No Title Given
I am really hyped up. In one day, I came up with the idea of going to Myrtle Beach for two nights on the way back from FL and made the reservations. I brought the idea up to Lindsay and she said she would love to do it. Sandy said she wanted to, too. The problem? Carl would prefer just to ride through Myrtle Beach, maybe spend a few hours, and then go to South of the Border to stay the night. As far as I know, he's the only one who wants to do that... I don't know. I'm trying hard to respect his opinion on the subject, and Lindsay really is... But it would certainly be a lot easier to show sympathy if there was any logic behind it. As it is, Carl will probably only be able to bring $200 to contribute to group funds, which me, Sandy, and Lindsay can afford $400. If it's money Carl was worried about, he shouldn't, because if there was ANY price break, it would go to me, Sandy, and Lindsay, since we're already putting in twice as much as him. He's giving Lindsay a big head ache about it, which is making me feel guilty about it. But, I've already made the reservations, and he had until the 3rd to officially change his mind. I hope he doesn't. I'd really love to stop there.
The guy I talked to on the phone was a real flirt and a joakster. Made me nervous for my making my first reservation.

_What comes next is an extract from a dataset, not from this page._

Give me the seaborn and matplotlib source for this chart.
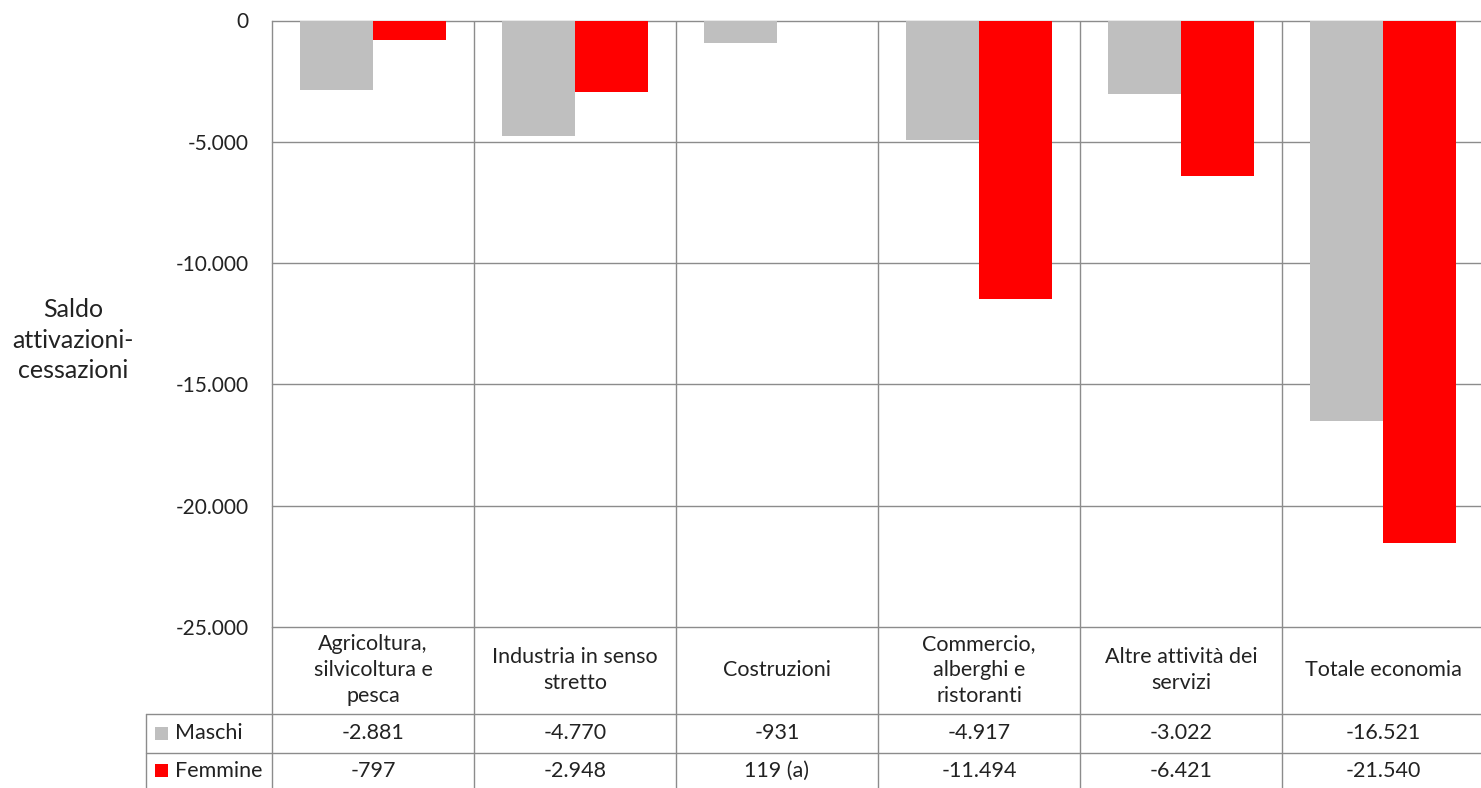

I didn't get my pictures today. I got the film back from my new camera, but since I requested to have my other pictures scanned online, they're taking an extra day. I'll pick them up after work, and hopefully post them then, too.
This afternoon I watched the movie "Little Nicky" with Stephen. I thought it was a funny movie, but Stephen seemed to think it was more disturbing. Oh well. That's his problem.
Tomorrow, I'm driving Lindsay to school, since Carl is skipping. I would skip, but I want to be there to pick up my yearbook (which I hope they're not doing alphabetically... That would mean I can't pick up my yearbook until Tuesday) and finish my test up in Algebra. Once I've done that, then I'll skip. I have to work, which is really blah... But oh well. I hope Lindsay and Carl work out the fight over the vacation thing by tomorrow. It bothers me to hear Lindsay pause the way she does... She is usually so upbeat, and happy. It doesn't suit her, and it makes me uneasy. Especially since it's my fault.
Blah... I think I may have typed my energy away. I hope. Or, at least, my eyes have gotten extremely heavy.